On Oct 4, 2004, at 8:38 PM, Rodlox wrote:
>> I think a-e ligature stands for Latin ae [aj] and for when Latin
>> borrows
>> Greek ai (same diphthong). The o-e lig is Latin oe, Greek oi [oj].

>  okay, now that that issue has been clarified (much thanks,
> everyone!)
> those sounds occur in Hebrew?  Roman-era, basically.

Quoting from a previous message...

	From: 	  [log in to unmask]
	Subject: 	Re: [CONLANG] Hebrew?
	Date: 	October 1, 2004 11:24:35 AM IDT
	To: 	  [log in to unmask]

On Oct 1, 2004, at 10:59 AM, Rodlox wrote:
>> On Oct 1, 2004, at 2:49 AM, Rodlox wrote:
>>>> Your message came through to my computer with a lower-case aesh and
>>>> a
>>>> capital aesh, and then a lowercase OE ligature ("oesh"?).  Those
>>>> don't
>>>> seem to make sense in context, so what were you actually asking
>>>> about?

>>>  one looks like a conjoined  AE....and hte other, like a conjoined
>>> OE.
>>>  btw, what's a "ligature"? *curious*

>> Oh, then that *is* what you meant?
>> "ligature" = more than one letter written as one.  i.e. your
>> 'conjoined' letters.
>> So the question is, what *sounds* do you mean by AE and OE?  I can
>> think of a number of possibilities for each one, based on their use in
>> Latin, Old English, Modern English, French, and other languages.

>  the sounds of Latin/Classical Greek/Hebrew.
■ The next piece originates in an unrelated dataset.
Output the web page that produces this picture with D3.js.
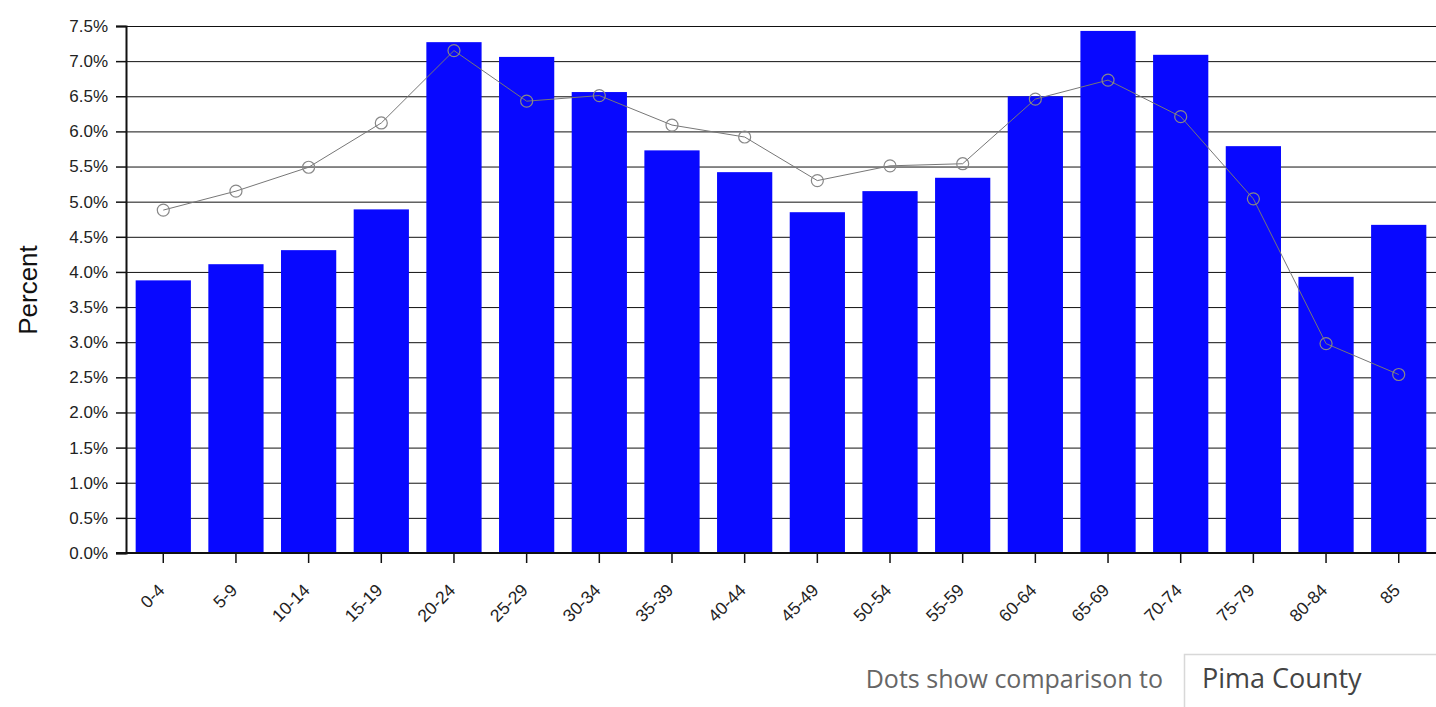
<!DOCTYPE html>
<html>
<head>
<meta charset="utf-8">
<script src="https://cdn.jsdelivr.net/npm/d3@7"></script>
<style>
  body { margin: 0; background: #fff; font-family: "Liberation Sans", Arial, sans-serif; }
  .axis text { font-family: "Liberation Sans", Arial, sans-serif; fill: #222; }
  .axis path, .axis line { stroke: #111; }
  .grid line { stroke: #111; }
  .grid path { display: none; }
</style>
</head>
<body>
<script>
// age groups (x categories)
var ageGroups = ["0-4", "5-9", "10-14", "15-19", "20-24", "25-29", "30-34", "35-39", "40-44",
                 "45-49", "50-54", "55-59", "60-64", "65-69", "70-74", "75-79", "80-84", "85"];
// bars: area population share, percent
var areaPct = [3.88, 4.11, 4.31, 4.89, 7.27, 7.06, 6.56, 5.73, 5.42,
               4.85, 5.15, 5.34, 6.50, 7.43, 7.09, 5.79, 3.93, 4.67];
// dots: Pima County share, percent
var countyPct = [4.88, 5.15, 5.49, 6.12, 7.15, 6.43, 6.51, 6.09, 5.92,
                 5.30, 5.51, 5.54, 6.46, 6.73, 6.21, 5.04, 2.98, 2.54];
// y tick labels
var yTicks = [0, 0.5, 1, 1.5, 2, 2.5, 3, 3.5, 4, 4.5, 5, 5.5, 6, 6.5, 7, 7.5];

var W = 1436, H = 707,
    margin = {top: 26, left: 126, right: 0},
    plotBottom = 553;

var svg = d3.select("body").append("svg")
    .attr("width", W)
    .attr("height", H);

var x = d3.scaleBand()
    .domain(ageGroups)
    .range([margin.left, W - margin.right])
    .paddingInner(0.24)
    .paddingOuter(0.133);

var y = d3.scaleLinear()
    .domain([0, 7.5])
    .range([plotBottom, margin.top]);

// gridlines
svg.append("g")
    .attr("class", "grid")
    .attr("transform", "translate(" + margin.left + ",0)")
    .call(d3.axisRight(y).tickValues(yTicks).tickSize(W - margin.left).tickFormat(""));

// bars
svg.selectAll(".bar")
    .data(areaPct)
    .enter().append("rect")
    .attr("class", "bar")
    .attr("x", function(d, i) { return x(ageGroups[i]); })
    .attr("y", function(d) { return y(d); })
    .attr("width", x.bandwidth())
    .attr("height", function(d) { return plotBottom - y(d); })
    .attr("fill", "#0808ff");

// comparison line + dots
var line = d3.line()
    .x(function(d, i) { return x(ageGroups[i]) + x.bandwidth() / 2; })
    .y(function(d) { return y(d); });

svg.append("path")
    .datum(countyPct)
    .attr("d", line)
    .attr("fill", "none")
    .attr("stroke", "#777")
    .attr("stroke-width", 1);

svg.selectAll(".dot")
    .data(countyPct)
    .enter().append("circle")
    .attr("class", "dot")
    .attr("cx", function(d, i) { return x(ageGroups[i]) + x.bandwidth() / 2; })
    .attr("cy", function(d) { return y(d); })
    .attr("r", 6)
    .attr("fill", "none")
    .attr("stroke", "#888")
    .attr("stroke-width", 1.2);

// y axis
var gY = svg.append("g")
    .attr("class", "axis axis--y")
    .attr("transform", "translate(" + margin.left + ",0)")
    .call(d3.axisLeft(y).tickValues(yTicks).tickSize(10).tickPadding(8)
      .tickFormat(function(d) { return d.toFixed(1) + "%"; }));
gY.attr("font-size", null);
gY.selectAll("text").style("font-size", "17px");
gY.select(".domain").attr("stroke-width", 2);
gY.selectAll(".tick line").attr("stroke-width", 1.5);

// x axis
var gX = svg.append("g")
    .attr("class", "axis axis--x")
    .attr("transform", "translate(0," + plotBottom + ")")
    .call(d3.axisBottom(x).tickSize(10).tickSizeOuter(0));
gX.attr("font-size", null);
gX.select(".domain").attr("d", "M" + (margin.left - 10) + ",0H" + W).attr("stroke-width", 2);
gX.selectAll(".tick line").attr("stroke-width", 1.5);
gX.selectAll("text")
    .style("font-size", "17.5px")
    .style("text-anchor", "end")
    .attr("x", 0)
    .attr("y", 0)
    .attr("dy", "0.35em")
    .attr("transform", "translate(-2,34) rotate(-45)");

// y label
svg.append("text")
    .attr("transform", "rotate(-90)")
    .attr("x", -290)
    .attr("y", 37)
    .style("text-anchor", "middle")
    .style("font-size", "26px")
    .style("fill", "#111")
    .text("Percent");

// comparison selector
svg.append("text")
    .attr("x", 1163)
    .attr("y", 688)
    .style("text-anchor", "end")
    .style("font-family", "'Open Sans', 'Noto Sans', sans-serif")
    .style("font-size", "25px")
    .style("fill", "#666")
    .text("Dots show comparison to");

svg.append("rect")
    .attr("x", 1184.5)
    .attr("y", 654.5)
    .attr("width", 270)
    .attr("height", 60)
    .attr("fill", "#fff")
    .attr("stroke", "#d8d8d8")
    .attr("stroke-width", 1.5);

svg.append("text")
    .attr("x", 1202)
    .attr("y", 688)
    .style("font-family", "'Open Sans', 'Noto Sans', sans-serif")
    .style("font-size", "27px")
    .style("fill", "#444")
    .text("Pima County");
</script>
</body>
</html>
Okay, i don't know about Greek, but from what i've read, in Latin, |ae|
and |oe| (sometimes spelled ligature'd) represented /aj/ and /oj/, i.e.
diphthongs beginning with /a/ (for AE) and /o/ (for OE) and ending at
/i/.  Hebrew does have these sounds.

For example:
_day_ /daj/ (sounds like English "die" in my dialect) = "enough"
_goy_ /goj/ = "nation" or "Non-Jew"

-Stephen (Steg)
  "it's easier to ask forgiveness than to get permission."